If you’re that new to investing I’d recommend some broad market ETFs like VUSA. But, even ETFs can go down. The only “super safe” investment is bonds.
This I’m afraid isn’t the correct attitude, there’s a very real chance of having less than you invested in 1 or 2 years - it could even half or worse.
For such short periods, you need to put it in a bank.
Pigwink - You need to do some study and setup a strategy before you put your money into the markets. One key think you need to learn is risk management.
If you do not have the time to learn and reseach just invest into activly managed funds and let someone with experitise do the research and risk management for you.
@Pigwink Only invest money you can afford to loose and be truthful to yourself you can really afford to loose it all…cos you and i can loose it all am afraid.

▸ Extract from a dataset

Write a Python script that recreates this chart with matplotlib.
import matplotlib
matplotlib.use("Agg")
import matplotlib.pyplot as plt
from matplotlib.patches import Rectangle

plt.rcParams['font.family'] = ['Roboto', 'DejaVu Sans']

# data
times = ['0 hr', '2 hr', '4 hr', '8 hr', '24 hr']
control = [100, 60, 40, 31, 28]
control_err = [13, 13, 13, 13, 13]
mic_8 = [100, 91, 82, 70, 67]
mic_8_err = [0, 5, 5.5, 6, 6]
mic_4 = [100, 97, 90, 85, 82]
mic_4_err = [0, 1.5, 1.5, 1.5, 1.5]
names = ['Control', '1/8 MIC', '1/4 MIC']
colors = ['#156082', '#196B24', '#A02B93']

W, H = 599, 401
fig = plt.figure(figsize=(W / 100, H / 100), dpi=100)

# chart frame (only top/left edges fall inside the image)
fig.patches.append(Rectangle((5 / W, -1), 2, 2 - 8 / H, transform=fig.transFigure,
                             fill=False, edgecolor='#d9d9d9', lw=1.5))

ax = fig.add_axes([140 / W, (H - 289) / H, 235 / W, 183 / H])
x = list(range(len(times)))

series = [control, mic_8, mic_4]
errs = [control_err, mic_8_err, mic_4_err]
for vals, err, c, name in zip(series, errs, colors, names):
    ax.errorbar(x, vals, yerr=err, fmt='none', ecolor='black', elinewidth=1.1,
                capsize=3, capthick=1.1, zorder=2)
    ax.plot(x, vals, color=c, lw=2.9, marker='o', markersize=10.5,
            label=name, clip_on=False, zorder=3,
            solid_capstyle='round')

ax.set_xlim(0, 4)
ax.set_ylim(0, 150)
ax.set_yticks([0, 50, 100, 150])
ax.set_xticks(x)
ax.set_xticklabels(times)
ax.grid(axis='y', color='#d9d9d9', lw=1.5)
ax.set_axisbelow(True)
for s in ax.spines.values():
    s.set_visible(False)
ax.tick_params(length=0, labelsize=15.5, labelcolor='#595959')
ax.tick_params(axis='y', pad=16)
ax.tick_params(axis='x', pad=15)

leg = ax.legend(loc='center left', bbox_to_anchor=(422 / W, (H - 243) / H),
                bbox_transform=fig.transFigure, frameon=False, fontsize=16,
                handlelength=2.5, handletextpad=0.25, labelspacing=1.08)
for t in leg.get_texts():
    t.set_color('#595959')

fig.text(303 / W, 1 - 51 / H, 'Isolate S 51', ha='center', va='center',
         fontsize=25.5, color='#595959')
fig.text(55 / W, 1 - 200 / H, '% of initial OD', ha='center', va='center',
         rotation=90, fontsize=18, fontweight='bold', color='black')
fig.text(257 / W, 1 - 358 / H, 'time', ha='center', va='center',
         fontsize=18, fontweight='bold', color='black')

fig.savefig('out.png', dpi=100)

Nothing wrong with having a dabble, but investing is all about balancing risk/reward.
If you put your money in the bank, you will earn interest, so although you would end up with more than you had at the start of the year, the interest you earn will likely be less than inflation.
If you are starting to invest, I would suggest picking an index tracking fund with no less than 90% of your funds. Use the other 10% to invest in stocks you pick. You do however need to be prepared for the long haul. There are plenty articles out there that explain that time in the market is key, and upwards of 70% of private investors cannot beat the return of an index fund.
Not saying you won’t, but I would start by dipping your toes in with a small amount.